Start of Entries supplied

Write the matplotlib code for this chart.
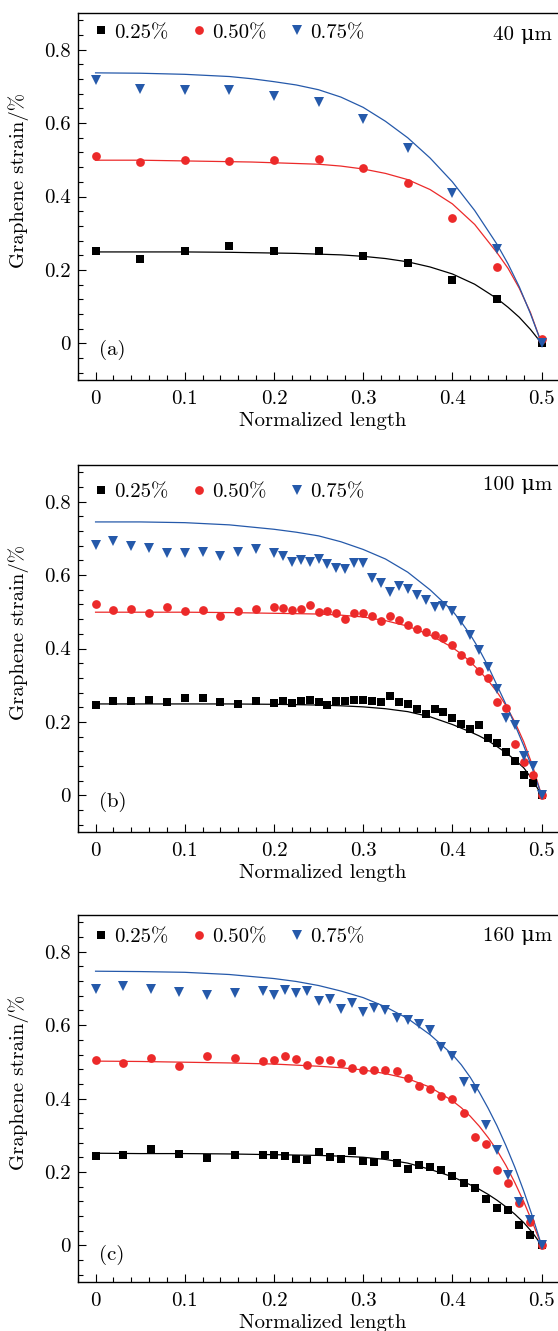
import matplotlib
matplotlib.use('Agg')
import matplotlib.pyplot as plt
from matplotlib.ticker import MultipleLocator, FuncFormatter

# Computer Modern look, DejaVu Serif picks up the micro sign
plt.rcParams['font.family'] = ['cmr10', 'DejaVu Serif']
plt.rcParams['mathtext.fontset'] = 'cm'
plt.rcParams['axes.unicode_minus'] = False
plt.rcParams['axes.formatter.use_mathtext'] = True
plt.rcParams['font.size'] = 15

BLACK = '#000000'
RED = '#ec2a2a'
BLUE = '#2559aa'

# ---- (a) 40 um ----
x_a = [0, 0.05, 0.1, 0.15, 0.2, 0.25, 0.3, 0.35, 0.4, 0.45, 0.5]
sq_a = [0.252, 0.231, 0.252, 0.265, 0.251, 0.252, 0.239, 0.219, 0.172, 0.120, 0.0]
ci_a = [0.510, 0.494, 0.500, 0.496, 0.500, 0.502, 0.477, 0.436, 0.342, 0.208, 0.012]
tr_a = [0.717, 0.693, 0.691, 0.689, 0.673, 0.657, 0.611, 0.531, 0.410, 0.258, 0.002]

fx_a = [0, 0.05, 0.1, 0.15, 0.175, 0.2, 0.225, 0.25, 0.275, 0.3, 0.325, 0.35,
        0.375, 0.4, 0.425, 0.45, 0.4625, 0.475, 0.4875, 0.5]
fsq_a = [0.249, 0.249, 0.249, 0.248, 0.247, 0.246, 0.245, 0.243, 0.241, 0.237,
         0.231, 0.222, 0.208, 0.189, 0.161, 0.122, 0.098, 0.071, 0.038, 0.0]
fci_a = [0.499, 0.499, 0.497, 0.495, 0.494, 0.492, 0.490, 0.488, 0.483, 0.475,
         0.463, 0.446, 0.419, 0.380, 0.324, 0.247, 0.204, 0.150, 0.084, 0.0]
ftr_a = [0.737, 0.736, 0.733, 0.727, 0.721, 0.713, 0.704, 0.691, 0.671, 0.643,
         0.605, 0.560, 0.505, 0.440, 0.362, 0.270, 0.216, 0.154, 0.081, 0.0]

# ---- (b) 100 um ----
x_b = [0, 0.02, 0.04, 0.06, 0.08, 0.1, 0.12, 0.14, 0.16, 0.18, 0.2,
       0.21, 0.22, 0.23, 0.24, 0.25, 0.26, 0.27, 0.28, 0.29, 0.3,
       0.31, 0.32, 0.33, 0.34, 0.35, 0.36, 0.37, 0.38, 0.39, 0.4,
       0.41, 0.42, 0.43, 0.44, 0.45, 0.46, 0.47, 0.48, 0.49, 0.5]
sq_b = [0.247, 0.256, 0.256, 0.259, 0.253, 0.266, 0.266, 0.254, 0.250, 0.257, 0.251,
        0.257, 0.252, 0.256, 0.259, 0.253, 0.247, 0.257, 0.257, 0.259, 0.259,
        0.256, 0.253, 0.270, 0.254, 0.250, 0.234, 0.221, 0.234, 0.226, 0.211,
        0.193, 0.181, 0.192, 0.157, 0.143, 0.118, 0.094, 0.056, 0.034, 0.0]
ci_b = [0.522, 0.506, 0.509, 0.498, 0.512, 0.501, 0.505, 0.490, 0.503, 0.507, 0.512,
        0.511, 0.505, 0.509, 0.518, 0.499, 0.501, 0.498, 0.480, 0.496, 0.496,
        0.489, 0.476, 0.488, 0.477, 0.463, 0.453, 0.446, 0.438, 0.429, 0.409,
        0.382, 0.365, 0.339, 0.319, 0.254, 0.237, 0.141, 0.090, 0.054, 0.002]
tr_b = [0.681, 0.693, 0.680, 0.674, 0.660, 0.660, 0.664, 0.651, 0.663, 0.672, 0.661,
        0.652, 0.637, 0.642, 0.636, 0.645, 0.629, 0.620, 0.618, 0.632, 0.632,
        0.591, 0.578, 0.555, 0.571, 0.563, 0.546, 0.533, 0.513, 0.515, 0.501,
        0.476, 0.437, 0.397, 0.351, 0.290, 0.211, 0.192, 0.108, 0.081, 0.0]

fx_bc = [0, 0.05, 0.1, 0.15, 0.2, 0.225, 0.25, 0.275, 0.3, 0.325, 0.35, 0.375, 0.4,
         0.41, 0.42, 0.43, 0.44, 0.45, 0.46, 0.47, 0.48, 0.49, 0.5]
fsq_b = [0.249, 0.249, 0.249, 0.249, 0.248, 0.247, 0.246, 0.244, 0.241, 0.236, 0.228,
         0.214, 0.193, 0.183, 0.173, 0.162, 0.149, 0.133, 0.116, 0.097, 0.075, 0.042, 0.0]
fci_b = [0.499, 0.499, 0.499, 0.498, 0.496, 0.495, 0.494, 0.491, 0.486, 0.476, 0.461,
         0.437, 0.403, 0.385, 0.364, 0.340, 0.313, 0.282, 0.245, 0.200, 0.146, 0.080, 0.0]
ftr_b = [0.745, 0.745, 0.743, 0.737, 0.725, 0.717, 0.707, 0.691, 0.670, 0.644, 0.608,
         0.560, 0.503, 0.472, 0.438, 0.398, 0.352, 0.300, 0.248, 0.193, 0.135, 0.071, 0.0]

# ---- (c) 160 um ----
x_c = [0, 0.03125, 0.0625, 0.09375, 0.125, 0.15625, 0.1875,
       0.2, 0.2125, 0.225, 0.2375, 0.25, 0.2625, 0.275, 0.2875, 0.3,
       0.3125, 0.325, 0.3375, 0.35, 0.3625, 0.375, 0.3875, 0.4, 0.4125,
       0.425, 0.4375, 0.45, 0.4625, 0.475, 0.4875, 0.5]
sq_c = [0.244, 0.247, 0.263, 0.249, 0.239, 0.245, 0.245,
        0.245, 0.244, 0.236, 0.233, 0.254, 0.242, 0.236, 0.257, 0.231,
        0.228, 0.245, 0.225, 0.207, 0.218, 0.214, 0.205, 0.188, 0.170,
        0.155, 0.127, 0.101, 0.095, 0.056, 0.029, 0.0]
ci_c = [0.506, 0.497, 0.510, 0.490, 0.515, 0.510, 0.502,
        0.506, 0.515, 0.507, 0.492, 0.505, 0.505, 0.498, 0.482, 0.477,
        0.478, 0.478, 0.475, 0.457, 0.434, 0.427, 0.406, 0.398, 0.361,
        0.295, 0.275, 0.205, 0.170, 0.115, 0.064, 0.002]
tr_c = [0.699, 0.706, 0.698, 0.691, 0.682, 0.688, 0.693,
        0.681, 0.695, 0.687, 0.693, 0.665, 0.670, 0.644, 0.660, 0.637,
        0.647, 0.642, 0.619, 0.615, 0.602, 0.587, 0.540, 0.515, 0.445,
        0.425, 0.327, 0.261, 0.191, 0.118, 0.068, 0.0]

fsq_c = [0.251, 0.250, 0.250, 0.249, 0.247, 0.246, 0.245, 0.243, 0.240, 0.234, 0.224,
         0.207, 0.187, 0.176, 0.165, 0.153, 0.139, 0.123, 0.105, 0.085, 0.062, 0.034, 0.0]
fci_c = [0.502, 0.501, 0.499, 0.497, 0.494, 0.491, 0.488, 0.484, 0.478, 0.468, 0.454,
         0.431, 0.394, 0.375, 0.352, 0.325, 0.294, 0.259, 0.218, 0.171, 0.119, 0.061, 0.0]
ftr_c = [0.747, 0.746, 0.744, 0.738, 0.727, 0.719, 0.708, 0.693, 0.675, 0.650, 0.618,
         0.574, 0.520, 0.492, 0.458, 0.418, 0.374, 0.326, 0.272, 0.213, 0.148, 0.077, 0.0]

labels = ['0.25%', '0.50%', '0.75%']


def draw_panel(ax, x, pts, fx, fits, tag, length, leg_y, len_y, tag_y):
    # fitted curves first, measured points on top
    for fy, c in zip(fits, [BLACK, RED, BLUE]):
        ax.plot(fx, fy, '-', color=c, lw=0.9, solid_joinstyle='round')
    for y, c, m, s, lab in zip(pts, [BLACK, RED, BLUE], ['s', 'o', 'v'],
                               [5.6, 6.3, 7.0], labels):
        ax.plot(x, y, m, color=c, ms=s, mew=0, ls='none', label=lab)

    ax.set_xlim(-0.02, 0.53)
    ax.set_ylim(-0.1, 0.9)
    ax.xaxis.set_major_locator(MultipleLocator(0.1))
    ax.xaxis.set_minor_locator(MultipleLocator(0.02))
    ax.yaxis.set_major_locator(MultipleLocator(0.2))
    ax.yaxis.set_minor_locator(MultipleLocator(0.04))
    fmt = FuncFormatter(lambda v, p: '%g' % round(v, 3))
    ax.xaxis.set_major_formatter(fmt)
    ax.yaxis.set_major_formatter(fmt)
    ax.tick_params(which='both', direction='in', top=False, right=False, width=0.8)
    ax.tick_params(which='major', length=6)
    ax.tick_params(which='minor', length=3.5)
    ax.tick_params(axis='x', pad=7)
    ax.tick_params(axis='y', pad=5)
    for sp in ax.spines.values():
        sp.set_linewidth(1.0)

    ax.set_xlabel('Normalized length', labelpad=3)
    ax.set_ylabel('Graphene strain/%')
    ax.yaxis.set_label_coords(-0.1, 0.545)

    ax.legend(loc='center left', bbox_to_anchor=(0.034, leg_y), ncol=3,
              frameon=False, handlelength=0.6, handletextpad=0.33,
              columnspacing=1.17, borderpad=0, borderaxespad=0)
    ax.text(0.967, len_y, length, transform=ax.transAxes, ha='right', va='center')
    ax.text(0.043, tag_y, tag, transform=ax.transAxes, ha='left', va='center')


fig = plt.figure(figsize=(5.58, 13.31), dpi=100)

ax1 = fig.add_axes([0.1393, 0.7145, 0.8792, 0.2757])
draw_panel(ax1, x_a, [sq_a, ci_a, tr_a], fx_a, [fsq_a, fci_a, ftr_a],
           '(a)', '40 μm', 0.947, 0.941, 0.082)

ax2 = fig.add_axes([0.1393, 0.3749, 0.8792, 0.2757])
draw_panel(ax2, x_b, [sq_b, ci_b, tr_b], fx_bc, [fsq_b, fci_b, ftr_b],
           '(b)', '100 μm', 0.927, 0.946, 0.082)

ax3 = fig.add_axes([0.1393, 0.0368, 0.8792, 0.2757])
draw_panel(ax3, x_c, [sq_c, ci_c, tr_c], fx_bc, [fsq_c, fci_c, ftr_c],
           '(c)', '160 μm', 0.940, 0.942, 0.074)

fig.savefig('out.png', dpi=100)
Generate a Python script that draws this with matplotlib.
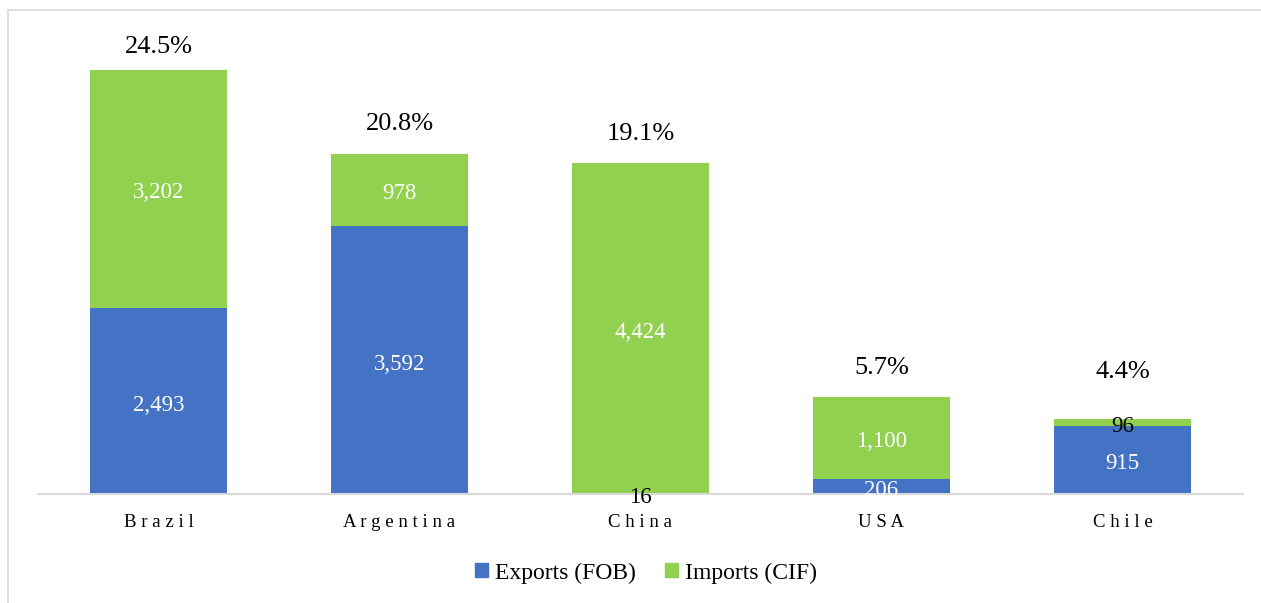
import matplotlib
matplotlib.use("Agg")
import matplotlib.pyplot as plt
from matplotlib.patches import Rectangle, Patch

plt.rcParams['font.family'] = ['Liberation Serif', 'DejaVu Serif']

countries = ["Brazil", "Argentina", "China", "USA", "Chile"]
exports_fob = [2493, 3592, 16, 206, 915]
imports_cif = [3202, 978, 4424, 1100, 96]
shares = ["24.5%", "20.8%", "19.1%", "5.7%", "4.4%"]

# style: vertical offset (px) of share labels above bar tops
share_offsets_px = [23, 30, 29, 29, 47]

BLUE = "#4472C4"
GREEN = "#92D050"
GRID = "#D9D9D9"

W, H = 1261, 603
fig = plt.figure(figsize=(W / 100, H / 100), dpi=100)

# outer frame (extends past right/bottom edges)
fig.patches.append(Rectangle((8 / W, -0.1), 1.2, 1 - 10 / H + 0.1,
                             transform=fig.transFigure, fill=False,
                             edgecolor=GRID, linewidth=1.2, zorder=0))

ax = fig.add_axes([38 / W, 109 / H, 1205 / W, 447 / H])
ax.set_facecolor("none")
x = list(range(len(countries)))
bw = 137 / 241

ax.bar(x, exports_fob, width=bw, color=BLUE, label="Exports (FOB)", zorder=2)
ax.bar(x, imports_cif, width=bw, bottom=exports_fob, color=GREEN,
       label="Imports (CIF)", zorder=2)

ax.set_xlim(-0.5, len(countries) - 0.5)
ax.set_ylim(0, 6000)

val_shift = -4 * 0.72
for i in x:
    e, m = exports_fob[i], imports_cif[i]
    ax.annotate(f"{e:,}", (i, e / 2), xytext=(0, val_shift),
                textcoords="offset points", ha="center", va="center",
                fontsize=16.5, color="white" if e > 150 else "black", zorder=3)
    ax.annotate(f"{m:,}", (i, e + m / 2), xytext=(0, val_shift),
                textcoords="offset points", ha="center", va="center",
                fontsize=16.5, color="white" if m > 150 else "black", zorder=3)
    ax.annotate(shares[i], (i, e + m), xytext=(0, share_offsets_px[i] * 0.72),
                textcoords="offset points", ha="center", va="center",
                fontsize=19, color="black")

for s in ["top", "left", "right"]:
    ax.spines[s].set_visible(False)
ax.spines["bottom"].set_color(GRID)
ax.spines["bottom"].set_linewidth(1.5)
ax.set_yticks([])
ax.set_xticks(x)
ax.set_xticklabels([" ".join(c) for c in countries], fontsize=13.5)
ax.tick_params(axis="x", length=0, pad=14.5)

handles = [Patch(color=BLUE), Patch(color=GREEN)]
fig.legend(handles, ["Exports (FOB)", "Imports (CIF)"], loc="center",
           bbox_to_anchor=(646 / W, 1 - 573 / H), ncol=2, frameon=False,
           fontsize=17, handlelength=0.55, handleheight=0.55,
           handletextpad=0.3, columnspacing=1.2)

fig.savefig("out.png", dpi=100)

End of Entries supplied

### What to produce
Without the pictures, write out exactly the lines from the one that has "Generate a Python" down to the one that has "plt.rcParams['font.family'] = ['Liberation", both included.

### Task answer
Generate a Python script that draws this with matplotlib.
import matplotlib
matplotlib.use("Agg")
import matplotlib.pyplot as plt
from matplotlib.patches import Rectangle, Patch

plt.rcParams['font.family'] = ['Liberation Serif', 'DejaVu Serif']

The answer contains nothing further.